**Work instructions**
Scan the material below for the string "LaTeX", and copy every line where it shows up.
===== Given data =====
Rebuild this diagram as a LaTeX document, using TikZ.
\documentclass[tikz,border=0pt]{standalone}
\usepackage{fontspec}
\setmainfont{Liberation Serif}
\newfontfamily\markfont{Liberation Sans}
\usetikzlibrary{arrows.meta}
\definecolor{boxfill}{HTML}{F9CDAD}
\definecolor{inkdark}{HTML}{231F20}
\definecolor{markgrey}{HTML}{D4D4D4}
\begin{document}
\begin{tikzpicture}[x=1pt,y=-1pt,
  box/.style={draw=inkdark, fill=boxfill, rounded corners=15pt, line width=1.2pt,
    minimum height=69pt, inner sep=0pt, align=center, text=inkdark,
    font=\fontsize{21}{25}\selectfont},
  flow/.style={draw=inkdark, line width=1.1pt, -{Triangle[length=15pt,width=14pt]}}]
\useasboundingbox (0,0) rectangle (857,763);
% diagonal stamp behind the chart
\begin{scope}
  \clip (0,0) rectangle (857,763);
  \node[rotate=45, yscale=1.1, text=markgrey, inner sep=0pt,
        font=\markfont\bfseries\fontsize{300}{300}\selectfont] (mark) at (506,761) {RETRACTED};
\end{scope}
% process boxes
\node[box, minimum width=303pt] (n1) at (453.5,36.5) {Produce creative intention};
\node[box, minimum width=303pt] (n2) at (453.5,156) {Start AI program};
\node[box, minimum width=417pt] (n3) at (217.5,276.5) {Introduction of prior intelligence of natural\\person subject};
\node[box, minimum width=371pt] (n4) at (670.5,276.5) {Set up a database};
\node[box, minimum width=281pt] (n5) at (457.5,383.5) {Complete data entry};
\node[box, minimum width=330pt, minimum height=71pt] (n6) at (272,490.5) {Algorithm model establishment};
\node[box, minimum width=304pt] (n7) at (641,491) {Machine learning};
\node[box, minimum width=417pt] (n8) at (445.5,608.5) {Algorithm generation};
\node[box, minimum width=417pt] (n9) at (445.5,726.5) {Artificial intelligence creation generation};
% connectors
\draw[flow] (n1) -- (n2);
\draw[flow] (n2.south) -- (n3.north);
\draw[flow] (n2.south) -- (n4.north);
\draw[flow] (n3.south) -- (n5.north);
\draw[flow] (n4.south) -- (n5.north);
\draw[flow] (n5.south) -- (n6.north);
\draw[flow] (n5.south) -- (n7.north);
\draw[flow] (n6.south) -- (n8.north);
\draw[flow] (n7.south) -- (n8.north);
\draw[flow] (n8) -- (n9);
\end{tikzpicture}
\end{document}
=====
===== Given data =====
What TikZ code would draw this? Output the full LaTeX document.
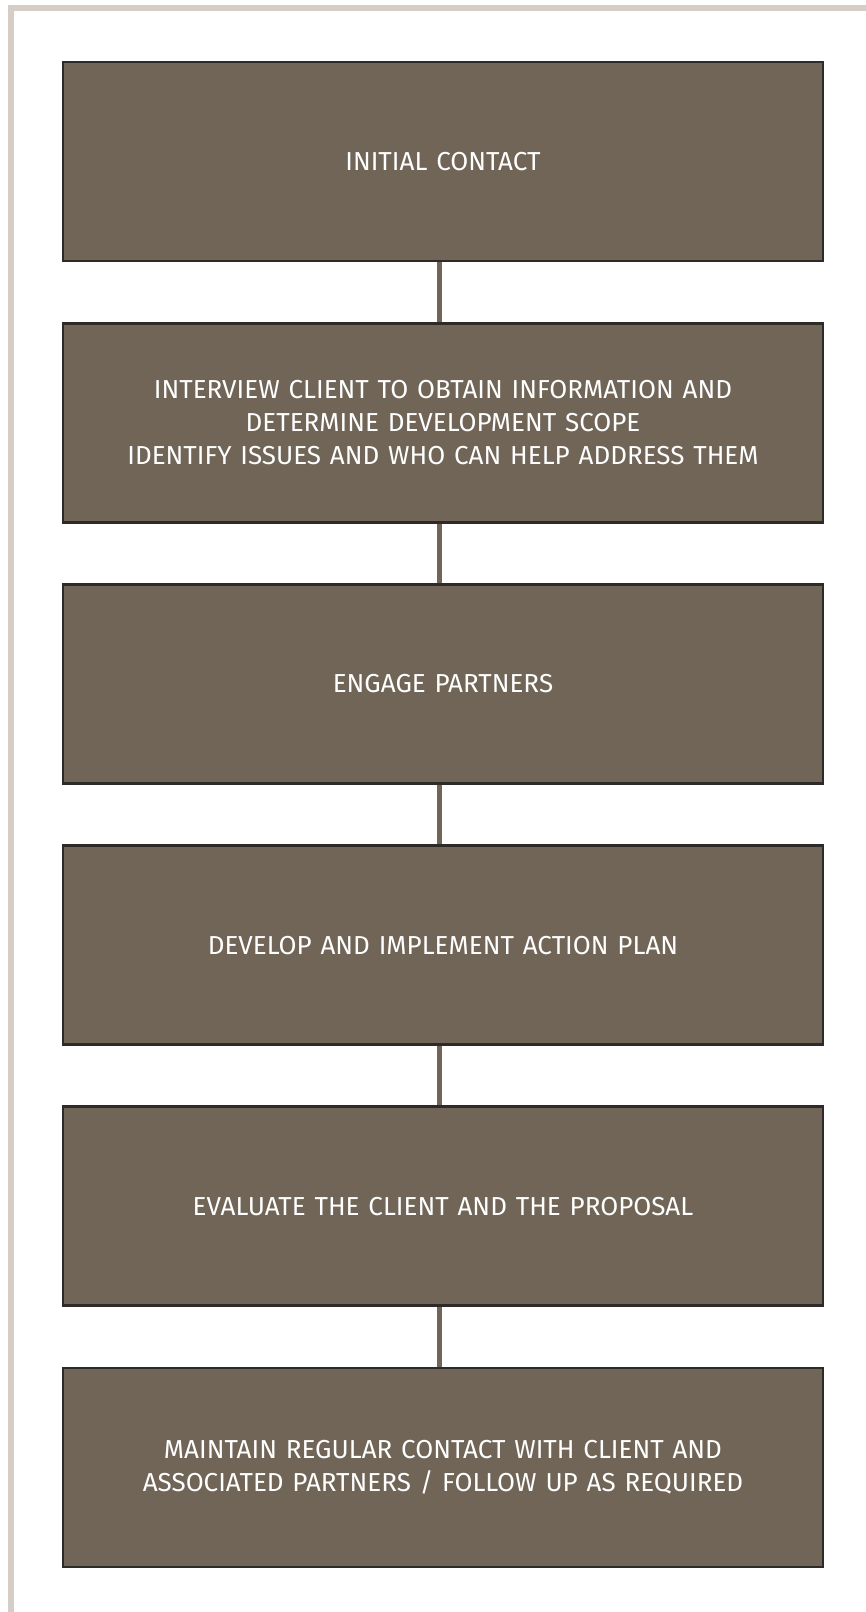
=====
**The response**
Rebuild this diagram as a LaTeX document, using TikZ.
What TikZ code would draw this? Output the full LaTeX document.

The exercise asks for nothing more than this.